3. λ₃ is used to detect leakage of oil in underground pipelines.
4. λ₄ is used to improve visibility in runways during fog and mist conditions.

1. Identify and name the part of electromagnetic spectrum to which these radiations belong.
2. Arrange these wavelengths in ascending order of their magnitude.
3. Write one more application of each.

Show that average value of radiant flux density ‘S’ over a single period ‘T’ is given by S = `1/(2cmu_0) E_0^2`.

You are given a 2 µF parallel plate capacitor. How would you establish an instantaneous displacement current of 1 mA in the space between its plates?

Show that the radiation pressure exerted by an EM wave of intensity I on a surface kept in vacuum is I/c.

What happens to the intensity of light from a bulb if the distance from the bulb is doubled? As a laser beam travels across the length of a room, its intensity essentially remains constant. What geometrical characteristic of LASER beam is responsible for the constant intensity which is missing in the case of light from the bulb?

Even though an electric field E exerts a force qE on a charged particle yet the electric field of an EM wave does not contribute to the radiation pressure (but transfers energy). Explain.

An infinitely long thin wire carrying a uniform linear static charge density λ is placed along the z-axis (figure). The wire is set into motion along its length with a uniform velocity `v = vhatk_z`. Calculate the poynting vector `S = 1/mu_0 (E xx B)`.

Sea water at frequency ν = 4 × 10⁸ Hz has permittivity ε ≈ 80 εo, permeability µ ≈ µo and resistivity ρ = 0.25 Ω–m. Imagine a parallel plate capacitor immersed in seawater and driven by an alternating voltage source V(t) = V_o sin (2πνt). What fraction of the conduction current density is the displacement current density?
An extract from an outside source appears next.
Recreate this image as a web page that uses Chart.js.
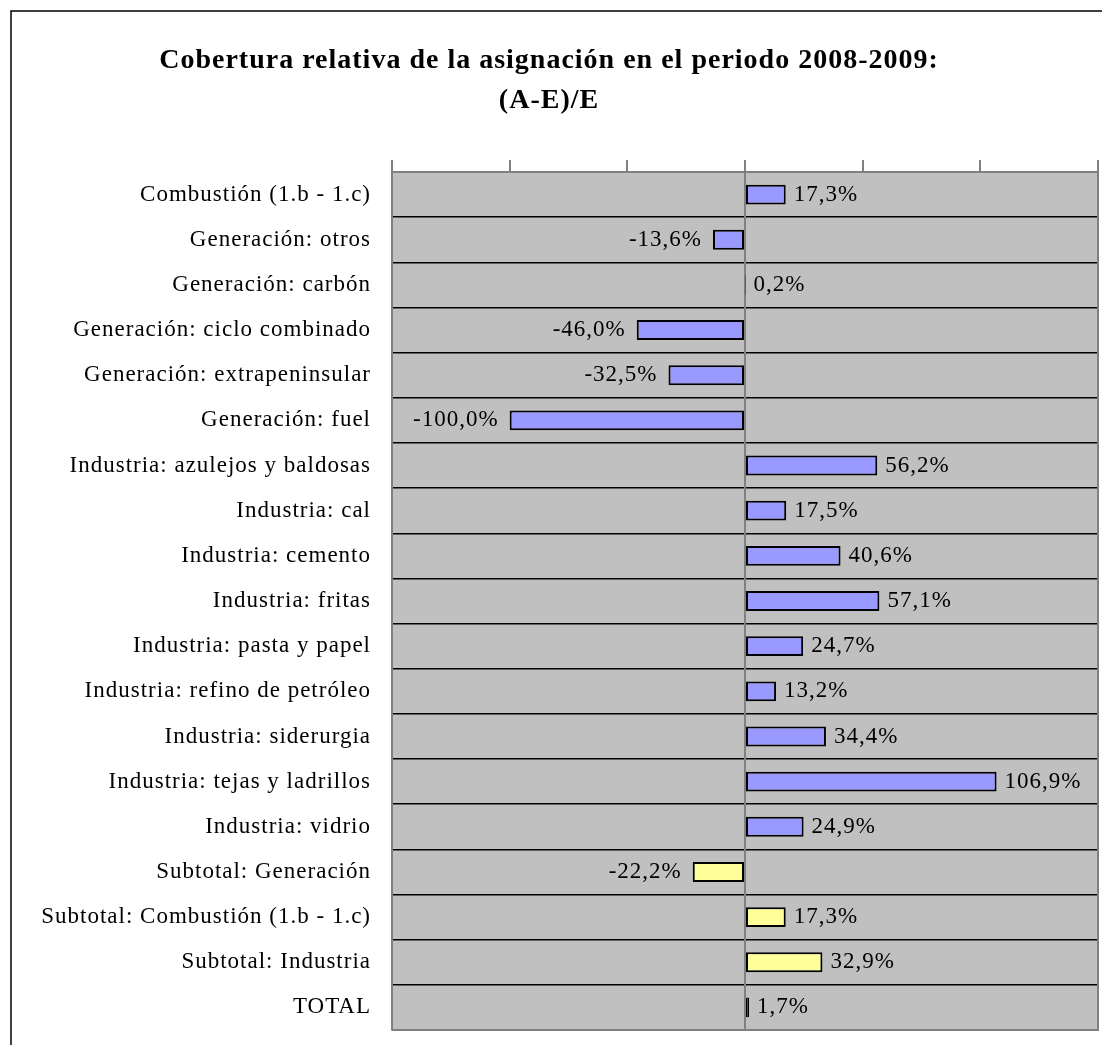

A long straight cable of length `l` is placed symmetrically along z-axis and has radius a(<< l). The cable consists of a thin wire and a co-axial conducting tube. An alternating current I(t) = I₀ sin (2πνt) flows down the central thin wire and returns along the co-axial conducting tube. The induced electric field at a distance s from the wire inside the cable is E(s,t) = µ₀I₀ν cos (2πνt) In `(s/a)hatk`.

1. Calculate the displacement current density inside the cable.
2. Integrate the displacement current density across the cross-section of the cable to find the total displacement current I^d.
3. Compare the conduction current I0 with the displacement current `I_0^d`.

A plane EM wave travelling in vacuum along z direction is given by `E = E_0 sin(kz - ωt)hati` and `B = B_0 sin(kz - ωt)hatj` 

1. Evaluate `oint E.dl` over the rectangular loop 1234 shown in figure.
2. Evaluate `int B.ds` over the surface bounded by loop 1234.
3. Use equation `oint E.dl = (-dphi_B)/(dt)` to prove `E_0/B_0` = c.
4. By using similar process and the equation `ointB.dl = mu_0I + ε_0 (dphi_E)/(dt)`, prove that c = `1/sqrt(mu_0ε_0)`

A plane EM wave travelling along z direction is described by `E = E_0 sin (kz - ωt)hati` and `B = B_0 sin (kz - ωt)hatj`. show that 

1. The average energy density of the wave is given by `u_(av) = 1/4 ε_0E_0^2 + 1/4 B_0^2/mu_0`.
2. The time averaged intensity of the wave is given by `I_(av) = 1/2 cε_0 E_0^2`.